Pet peaves are generally petty

My father was an early riser. Generally he would get up at 4:30 in the morning and would get to work quickly. My parents kept a home office and often did bookwork from 5 to 6 am while we were sleeping. There days he went directly to the airport or his shop to complete tasks and plan for the day. Family was a priority and he did close his business for an hour at noon to have dinner together. His shop closed at 5 pm and most days he was home by 6 pm for supper together. It wasn’t uncommon for him to bring a customer, salesman, or other business associate to dinner at noon. My mom got used to setting an extra place on short notice. I can remember many an evening when he would return to the shop to help a customer obtain needed parts or solve a problem for someone who was traveling.

I can also remember him complaining about “banker’s hours” In our town the bank didn’t open until 9 am and it closed promptly at 5 pm. Unlike my father’s business that was always open on Saturdays, the bank never was. Those hours often seemed like an inconvenience to my father. He would want to make a deposit or handle another transaction at the edges of his work day. The problem was that the bank wasn’t open at the beginning or the end of my father’s work hours. As I child, I remember thinking that bankers must be lazy because of the complaints that I heard from my father.
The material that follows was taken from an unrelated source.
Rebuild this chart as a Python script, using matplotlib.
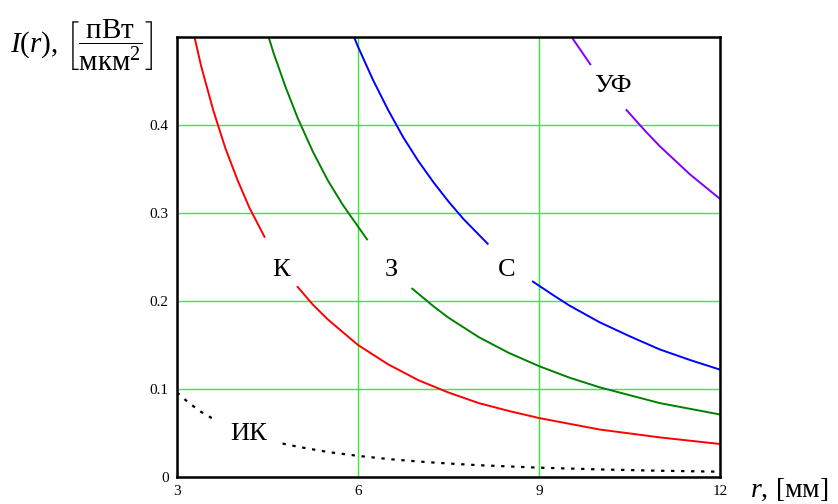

My children have no conception of bankers hours. They expect and employ banking services at their own convenience 24 hours per day. Neither think of going to a bank to transact business. They do most of their business online and, on the rare occasion when they need cash they turn to an automatic teller machine. Computers have practically eliminated any need for them to do their banking directly with a human being.

Of course automation is coming to a lot of other jobs as well. According to the American Trucking Association there are 3.5 million professional truck drivers in the United States. Each driver is allowed to drive up to 11 hours in a 14-hour period providing there is a 10-hour break between those 14 hour periods, effectively meaning they can drive up to 11 hours per day. With two drivers and an appropriate sleeper on the truck, the driving can cover more hours. However, experiments are being conducted with autonomous vehicles. Right now such vehicles are being operated in experimental modes only with professional drivers in the cab following the existing hours of service rules. Most experts agree that once the safety of computer-driven trucks is established we will see driverless trucks transporting goods. The computer will not have hours of service rules and except for time to fuel, unload and load the trucks will be running around the clock.

There is enough automation that we have grown to expect services to be available whenever we want to use them. We shop online at all hours of the day and night. When I am planning a trip, I can purchase tickets and make reservations whenever I want to do so. I can go to the post office web site and have my mail held without needing to observe any office hours. I can also purchase and print US postage from any computer equipped with a printer at any hour of the day or night.

As a result of all of this, I’ve grown to expect that kind of service from lots of different businesses.

Of course it doesn’t always work.

We divided our vacation into three blocks of time this year. Each time I went to our newspaper’s web site to place a vacation hold on the delivery of the print edition of the newspaper. Each time I got the same result. I find the appropriate web page, log on, fill out a form with all of the necessary information (although it isn’t clear why a telephone number is required information for an online request), select the dates I want delivery suspended, and submit the form. Every time I have done that in the past year, the web site flashes a box that says, “We’re sorry our system is unable to complete your request at this time. Please call (it gives the phone number) during office hours (it gives the office hours). In the scheme of my life, this is a minor frustration.A web site that doesn’t work isn’t going to ruin my day. It is, however, a sign that the newspaper is unable to keep up with the pace of change in our world.

Admittedly, it has not been easy for newspapers to meet the technology challenge. Many papers, like our local one, were slow to get into the internet distribution of the news. The web site for our local newspaper is slow to have current news, and is awkward to navigate when they finally get the news posted. There are way too many popup ads and many of those ads take over the entire screen rather than just a portion of it. There are dozens of “hover” ads on news stories, so if you leave your cursor in the wrong location for a few seconds, the screen changes to an advertisement and you have to re-navigate to the story you want to read. As I write this morning seven of the top ten articles on the home page of the newspaper’s site are more than 24 hours old. Because the site ranks news stores by popularity rather than relevance, it is hard to find things that are genuinely news.

That list of complaints is added to the fact that their customer service pages are less than optimal to make using their web site a challenge. This would be forgiven if the print edition were still a first-class newspaper. Of course, like print papers around the world, it simply isn’t up to the standards of a few years ago. The radical decrease in staff at the newspaper means that machines check spelling and grammar and they don’t do a very good job at that task yet.

Just as I can remember my father complaining about bankers hours, an issue that simply doesn’t exist for my children, I’m pretty sure my grandchildren would find my complaints about the newspaper to be completely irrelevant. They probably don’t even know what is meant by the term newspaper.